Return the first line, the line containing "return (PY1 - y) / (PY1 - PY0)", and every line between them, exactly as they stand.

--- START OF Data shown ---

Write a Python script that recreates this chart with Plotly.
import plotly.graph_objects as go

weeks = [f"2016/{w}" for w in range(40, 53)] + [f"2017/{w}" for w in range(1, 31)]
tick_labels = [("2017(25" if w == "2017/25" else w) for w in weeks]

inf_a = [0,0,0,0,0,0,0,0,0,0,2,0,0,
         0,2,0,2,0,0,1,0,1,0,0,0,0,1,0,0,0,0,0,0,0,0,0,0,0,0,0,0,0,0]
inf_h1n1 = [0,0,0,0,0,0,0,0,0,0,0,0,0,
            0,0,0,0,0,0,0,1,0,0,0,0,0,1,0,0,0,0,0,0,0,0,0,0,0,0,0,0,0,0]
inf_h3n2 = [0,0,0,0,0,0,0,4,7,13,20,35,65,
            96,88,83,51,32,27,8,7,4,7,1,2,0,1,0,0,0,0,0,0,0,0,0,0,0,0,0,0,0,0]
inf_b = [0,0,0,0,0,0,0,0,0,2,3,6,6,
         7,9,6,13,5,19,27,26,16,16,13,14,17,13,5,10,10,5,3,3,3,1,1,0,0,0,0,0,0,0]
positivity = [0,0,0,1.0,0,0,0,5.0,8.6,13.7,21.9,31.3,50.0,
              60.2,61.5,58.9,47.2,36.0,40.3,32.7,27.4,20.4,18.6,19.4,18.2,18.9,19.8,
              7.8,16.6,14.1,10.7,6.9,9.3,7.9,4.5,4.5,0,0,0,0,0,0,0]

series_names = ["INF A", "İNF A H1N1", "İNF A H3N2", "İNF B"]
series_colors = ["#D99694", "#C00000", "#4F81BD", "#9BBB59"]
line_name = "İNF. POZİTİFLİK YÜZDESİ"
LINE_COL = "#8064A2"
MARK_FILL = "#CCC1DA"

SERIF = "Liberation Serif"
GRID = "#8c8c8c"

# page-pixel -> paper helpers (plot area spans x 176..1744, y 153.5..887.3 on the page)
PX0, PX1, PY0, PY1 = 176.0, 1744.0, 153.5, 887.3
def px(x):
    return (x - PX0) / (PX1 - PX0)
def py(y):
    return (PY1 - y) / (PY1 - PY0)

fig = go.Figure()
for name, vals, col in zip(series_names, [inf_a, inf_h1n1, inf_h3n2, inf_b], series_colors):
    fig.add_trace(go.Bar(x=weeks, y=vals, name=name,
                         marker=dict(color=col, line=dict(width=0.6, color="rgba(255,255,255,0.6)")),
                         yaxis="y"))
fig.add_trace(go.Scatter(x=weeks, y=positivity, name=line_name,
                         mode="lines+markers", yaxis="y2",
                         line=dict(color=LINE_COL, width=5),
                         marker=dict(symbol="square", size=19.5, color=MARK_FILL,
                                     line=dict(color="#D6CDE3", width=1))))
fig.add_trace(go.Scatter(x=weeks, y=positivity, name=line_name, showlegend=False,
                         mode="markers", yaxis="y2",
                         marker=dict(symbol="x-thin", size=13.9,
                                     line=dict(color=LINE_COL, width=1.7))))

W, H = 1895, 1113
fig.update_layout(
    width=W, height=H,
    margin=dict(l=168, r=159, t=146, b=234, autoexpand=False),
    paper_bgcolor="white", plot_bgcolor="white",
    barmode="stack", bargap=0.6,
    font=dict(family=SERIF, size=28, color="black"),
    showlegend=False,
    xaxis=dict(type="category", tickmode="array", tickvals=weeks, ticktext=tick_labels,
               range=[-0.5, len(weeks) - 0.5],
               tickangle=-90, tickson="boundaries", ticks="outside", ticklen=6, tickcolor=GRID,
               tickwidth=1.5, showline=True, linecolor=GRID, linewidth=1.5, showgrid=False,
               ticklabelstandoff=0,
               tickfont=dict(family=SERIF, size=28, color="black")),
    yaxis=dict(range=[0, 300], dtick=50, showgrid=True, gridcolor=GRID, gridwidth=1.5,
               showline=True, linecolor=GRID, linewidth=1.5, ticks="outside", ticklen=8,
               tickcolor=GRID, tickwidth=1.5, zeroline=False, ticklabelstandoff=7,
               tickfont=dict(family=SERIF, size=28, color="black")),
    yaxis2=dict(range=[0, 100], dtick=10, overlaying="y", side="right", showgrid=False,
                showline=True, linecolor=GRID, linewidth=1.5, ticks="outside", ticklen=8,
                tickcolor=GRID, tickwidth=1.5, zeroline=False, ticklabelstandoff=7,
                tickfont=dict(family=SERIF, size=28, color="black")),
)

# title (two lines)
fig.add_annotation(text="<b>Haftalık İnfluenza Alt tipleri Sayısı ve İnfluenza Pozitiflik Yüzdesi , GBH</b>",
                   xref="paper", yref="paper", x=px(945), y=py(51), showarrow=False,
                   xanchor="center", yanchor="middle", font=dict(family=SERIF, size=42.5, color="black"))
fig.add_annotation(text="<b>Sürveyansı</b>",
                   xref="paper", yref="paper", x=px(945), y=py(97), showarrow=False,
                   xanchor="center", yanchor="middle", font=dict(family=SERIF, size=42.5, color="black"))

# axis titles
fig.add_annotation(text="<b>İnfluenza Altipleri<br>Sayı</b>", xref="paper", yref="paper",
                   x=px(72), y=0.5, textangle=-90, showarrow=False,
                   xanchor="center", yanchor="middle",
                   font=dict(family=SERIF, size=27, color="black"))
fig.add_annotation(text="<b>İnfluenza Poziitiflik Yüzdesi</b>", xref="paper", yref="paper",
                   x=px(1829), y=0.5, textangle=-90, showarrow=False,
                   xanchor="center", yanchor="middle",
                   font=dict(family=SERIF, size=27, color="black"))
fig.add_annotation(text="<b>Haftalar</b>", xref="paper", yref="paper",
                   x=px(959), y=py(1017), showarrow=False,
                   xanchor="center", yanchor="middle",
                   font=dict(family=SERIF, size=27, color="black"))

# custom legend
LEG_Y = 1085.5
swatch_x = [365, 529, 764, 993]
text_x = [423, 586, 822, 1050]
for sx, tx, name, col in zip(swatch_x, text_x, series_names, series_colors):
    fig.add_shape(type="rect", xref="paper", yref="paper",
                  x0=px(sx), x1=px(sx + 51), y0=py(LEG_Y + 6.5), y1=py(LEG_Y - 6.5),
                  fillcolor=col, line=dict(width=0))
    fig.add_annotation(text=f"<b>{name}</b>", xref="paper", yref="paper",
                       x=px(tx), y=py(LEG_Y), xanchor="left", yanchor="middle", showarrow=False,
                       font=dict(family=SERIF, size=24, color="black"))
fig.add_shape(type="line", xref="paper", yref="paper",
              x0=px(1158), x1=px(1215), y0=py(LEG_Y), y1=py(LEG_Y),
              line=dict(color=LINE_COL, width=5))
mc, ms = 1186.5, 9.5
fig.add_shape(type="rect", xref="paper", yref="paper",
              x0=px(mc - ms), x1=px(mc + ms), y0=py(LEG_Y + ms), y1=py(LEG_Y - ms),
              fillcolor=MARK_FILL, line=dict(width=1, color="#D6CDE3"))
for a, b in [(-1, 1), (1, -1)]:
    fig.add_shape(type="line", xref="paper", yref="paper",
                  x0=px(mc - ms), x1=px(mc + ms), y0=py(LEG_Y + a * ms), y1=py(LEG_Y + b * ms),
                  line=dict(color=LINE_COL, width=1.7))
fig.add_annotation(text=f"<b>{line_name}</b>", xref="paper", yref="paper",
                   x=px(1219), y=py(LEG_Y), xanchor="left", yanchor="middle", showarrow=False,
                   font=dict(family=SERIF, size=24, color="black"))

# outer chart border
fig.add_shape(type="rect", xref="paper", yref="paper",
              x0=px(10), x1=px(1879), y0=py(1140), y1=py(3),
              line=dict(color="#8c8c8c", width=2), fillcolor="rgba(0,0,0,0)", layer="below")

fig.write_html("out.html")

--- END OF Data shown ---

• Answer for this exercise:
Write a Python script that recreates this chart with Plotly.
import plotly.graph_objects as go

weeks = [f"2016/{w}" for w in range(40, 53)] + [f"2017/{w}" for w in range(1, 31)]
tick_labels = [("2017(25" if w == "2017/25" else w) for w in weeks]

inf_a = [0,0,0,0,0,0,0,0,0,0,2,0,0,
         0,2,0,2,0,0,1,0,1,0,0,0,0,1,0,0,0,0,0,0,0,0,0,0,0,0,0,0,0,0]
inf_h1n1 = [0,0,0,0,0,0,0,0,0,0,0,0,0,
            0,0,0,0,0,0,0,1,0,0,0,0,0,1,0,0,0,0,0,0,0,0,0,0,0,0,0,0,0,0]
inf_h3n2 = [0,0,0,0,0,0,0,4,7,13,20,35,65,
            96,88,83,51,32,27,8,7,4,7,1,2,0,1,0,0,0,0,0,0,0,0,0,0,0,0,0,0,0,0]
inf_b = [0,0,0,0,0,0,0,0,0,2,3,6,6,
         7,9,6,13,5,19,27,26,16,16,13,14,17,13,5,10,10,5,3,3,3,1,1,0,0,0,0,0,0,0]
positivity = [0,0,0,1.0,0,0,0,5.0,8.6,13.7,21.9,31.3,50.0,
              60.2,61.5,58.9,47.2,36.0,40.3,32.7,27.4,20.4,18.6,19.4,18.2,18.9,19.8,
              7.8,16.6,14.1,10.7,6.9,9.3,7.9,4.5,4.5,0,0,0,0,0,0,0]

series_names = ["INF A", "İNF A H1N1", "İNF A H3N2", "İNF B"]
series_colors = ["#D99694", "#C00000", "#4F81BD", "#9BBB59"]
line_name = "İNF. POZİTİFLİK YÜZDESİ"
LINE_COL = "#8064A2"
MARK_FILL = "#CCC1DA"

SERIF = "Liberation Serif"
GRID = "#8c8c8c"

# page-pixel -> paper helpers (plot area spans x 176..1744, y 153.5..887.3 on the page)
PX0, PX1, PY0, PY1 = 176.0, 1744.0, 153.5, 887.3
def px(x):
    return (x - PX0) / (PX1 - PX0)
def py(y):
    return (PY1 - y) / (PY1 - PY0)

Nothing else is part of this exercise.